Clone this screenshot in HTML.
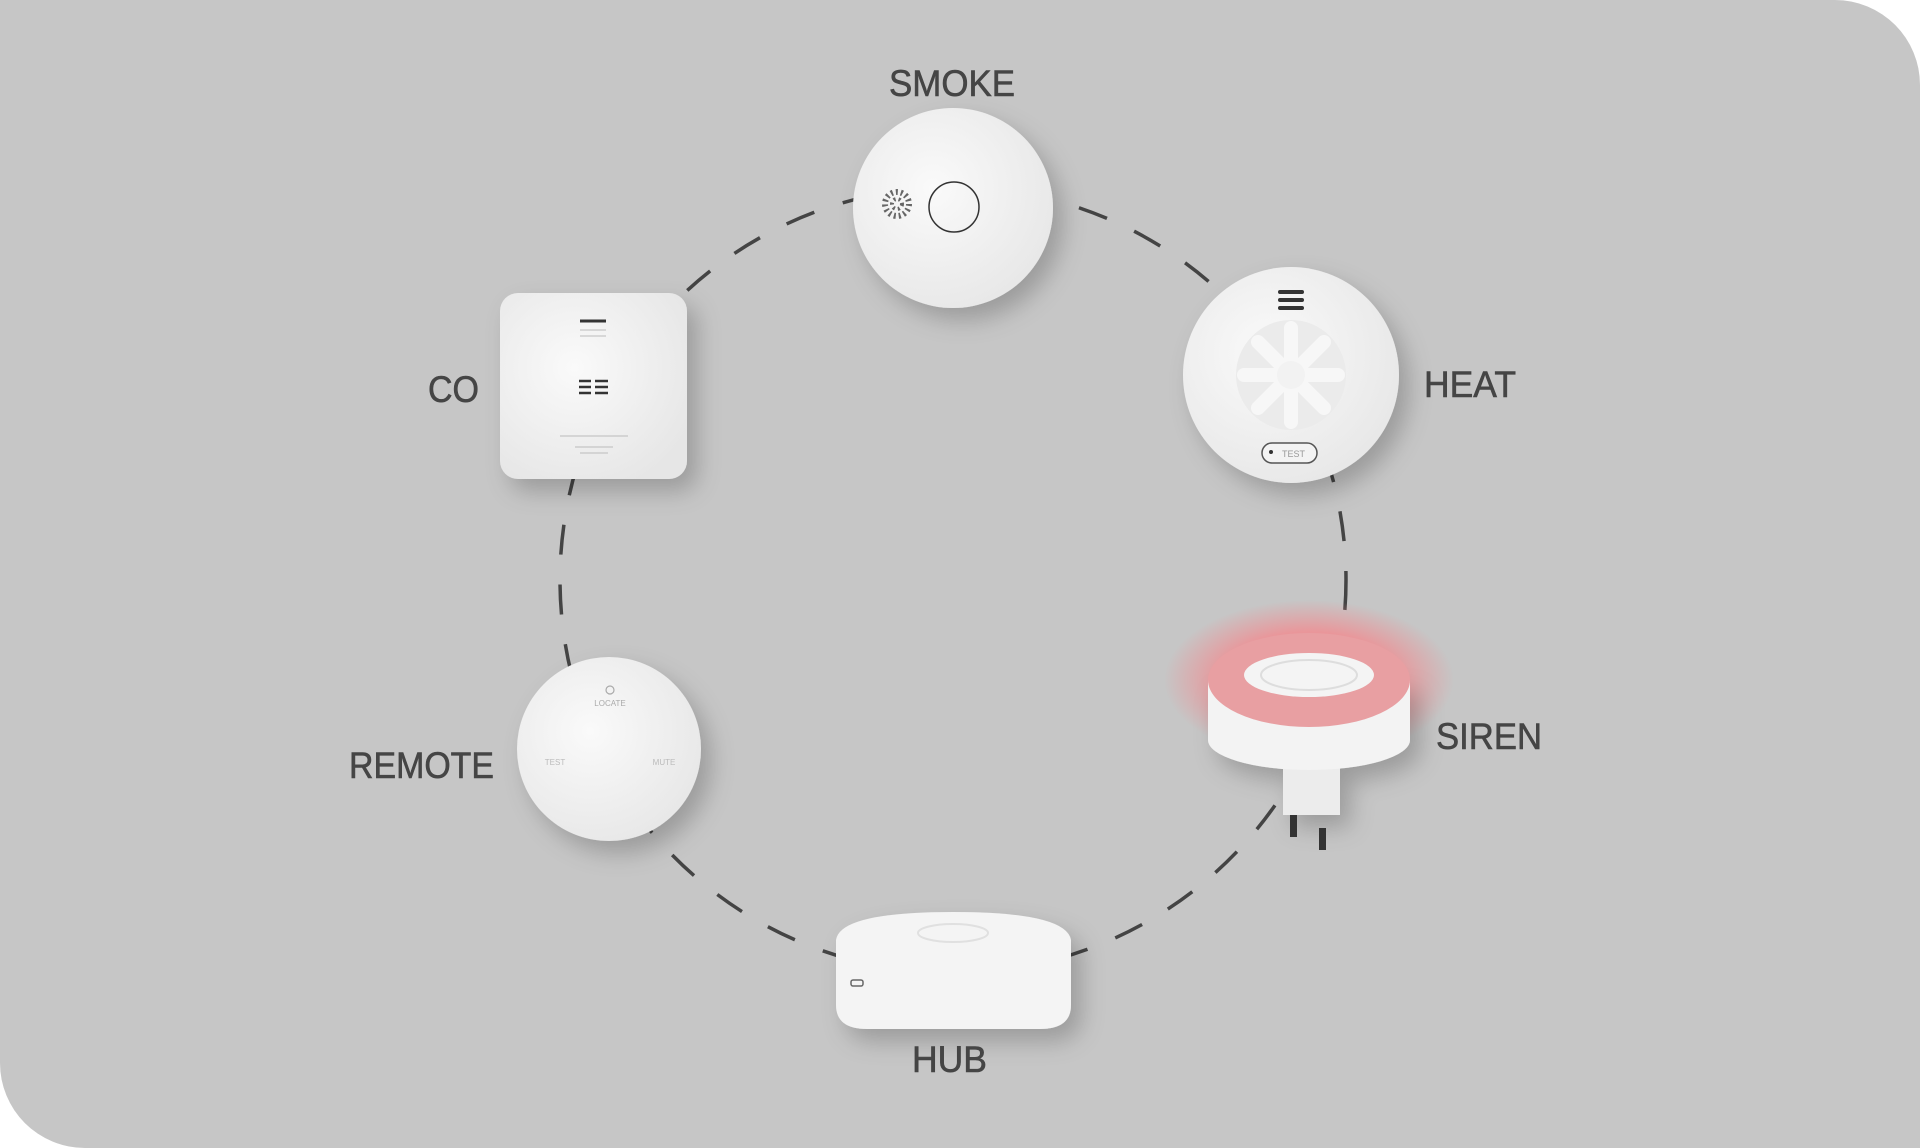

==

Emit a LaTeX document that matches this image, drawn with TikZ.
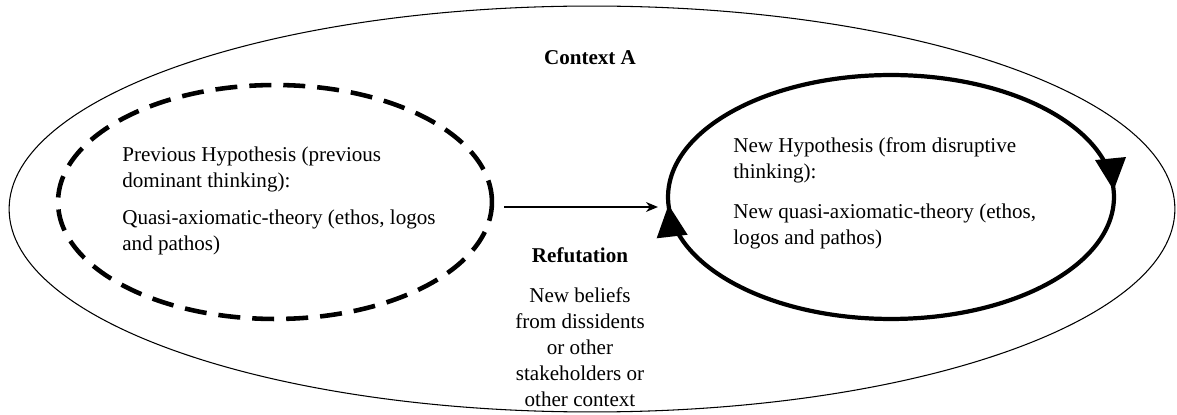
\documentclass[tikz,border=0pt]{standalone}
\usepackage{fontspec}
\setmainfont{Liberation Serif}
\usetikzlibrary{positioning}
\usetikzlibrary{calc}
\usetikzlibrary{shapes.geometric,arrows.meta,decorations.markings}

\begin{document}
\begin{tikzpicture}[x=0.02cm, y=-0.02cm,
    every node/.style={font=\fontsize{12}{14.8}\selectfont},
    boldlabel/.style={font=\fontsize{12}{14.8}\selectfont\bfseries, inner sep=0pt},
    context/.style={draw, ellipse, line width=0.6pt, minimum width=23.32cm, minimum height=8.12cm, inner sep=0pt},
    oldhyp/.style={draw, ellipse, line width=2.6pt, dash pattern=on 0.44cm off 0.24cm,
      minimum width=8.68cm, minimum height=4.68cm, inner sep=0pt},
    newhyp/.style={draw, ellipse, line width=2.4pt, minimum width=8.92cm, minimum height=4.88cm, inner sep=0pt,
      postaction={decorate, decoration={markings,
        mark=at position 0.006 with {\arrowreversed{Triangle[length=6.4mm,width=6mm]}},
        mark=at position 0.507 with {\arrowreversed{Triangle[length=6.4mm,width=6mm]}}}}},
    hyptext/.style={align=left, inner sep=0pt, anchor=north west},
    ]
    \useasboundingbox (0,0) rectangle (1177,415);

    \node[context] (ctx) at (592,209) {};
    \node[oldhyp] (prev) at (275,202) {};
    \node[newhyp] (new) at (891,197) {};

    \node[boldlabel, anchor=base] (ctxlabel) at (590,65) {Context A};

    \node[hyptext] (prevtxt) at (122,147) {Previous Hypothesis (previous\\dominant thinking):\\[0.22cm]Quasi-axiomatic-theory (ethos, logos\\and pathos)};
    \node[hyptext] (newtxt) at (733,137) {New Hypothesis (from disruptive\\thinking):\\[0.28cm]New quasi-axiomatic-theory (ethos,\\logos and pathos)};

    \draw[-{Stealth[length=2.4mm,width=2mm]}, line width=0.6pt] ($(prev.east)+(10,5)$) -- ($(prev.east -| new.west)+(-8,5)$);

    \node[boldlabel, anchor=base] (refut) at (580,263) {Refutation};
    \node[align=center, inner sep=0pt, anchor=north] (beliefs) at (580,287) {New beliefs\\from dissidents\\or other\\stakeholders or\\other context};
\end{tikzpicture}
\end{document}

What is required: Copy word for word every line from the one with "Emit a LaTeX" through the one with "anchor=base] (ctxlabel) at", including both. No pictures belong in the copy.

Solution to this task:
Emit a LaTeX document that matches this image, drawn with TikZ.
\documentclass[tikz,border=0pt]{standalone}
\usepackage{fontspec}
\setmainfont{Liberation Serif}
\usetikzlibrary{positioning}
\usetikzlibrary{calc}
\usetikzlibrary{shapes.geometric,arrows.meta,decorations.markings}

\begin{document}
\begin{tikzpicture}[x=0.02cm, y=-0.02cm,
    every node/.style={font=\fontsize{12}{14.8}\selectfont},
    boldlabel/.style={font=\fontsize{12}{14.8}\selectfont\bfseries, inner sep=0pt},
    context/.style={draw, ellipse, line width=0.6pt, minimum width=23.32cm, minimum height=8.12cm, inner sep=0pt},
    oldhyp/.style={draw, ellipse, line width=2.6pt, dash pattern=on 0.44cm off 0.24cm,
      minimum width=8.68cm, minimum height=4.68cm, inner sep=0pt},
    newhyp/.style={draw, ellipse, line width=2.4pt, minimum width=8.92cm, minimum height=4.88cm, inner sep=0pt,
      postaction={decorate, decoration={markings,
        mark=at position 0.006 with {\arrowreversed{Triangle[length=6.4mm,width=6mm]}},
        mark=at position 0.507 with {\arrowreversed{Triangle[length=6.4mm,width=6mm]}}}}},
    hyptext/.style={align=left, inner sep=0pt, anchor=north west},
    ]
    \useasboundingbox (0,0) rectangle (1177,415);

    \node[context] (ctx) at (592,209) {};
    \node[oldhyp] (prev) at (275,202) {};
    \node[newhyp] (new) at (891,197) {};

    \node[boldlabel, anchor=base] (ctxlabel) at (590,65) {Context A};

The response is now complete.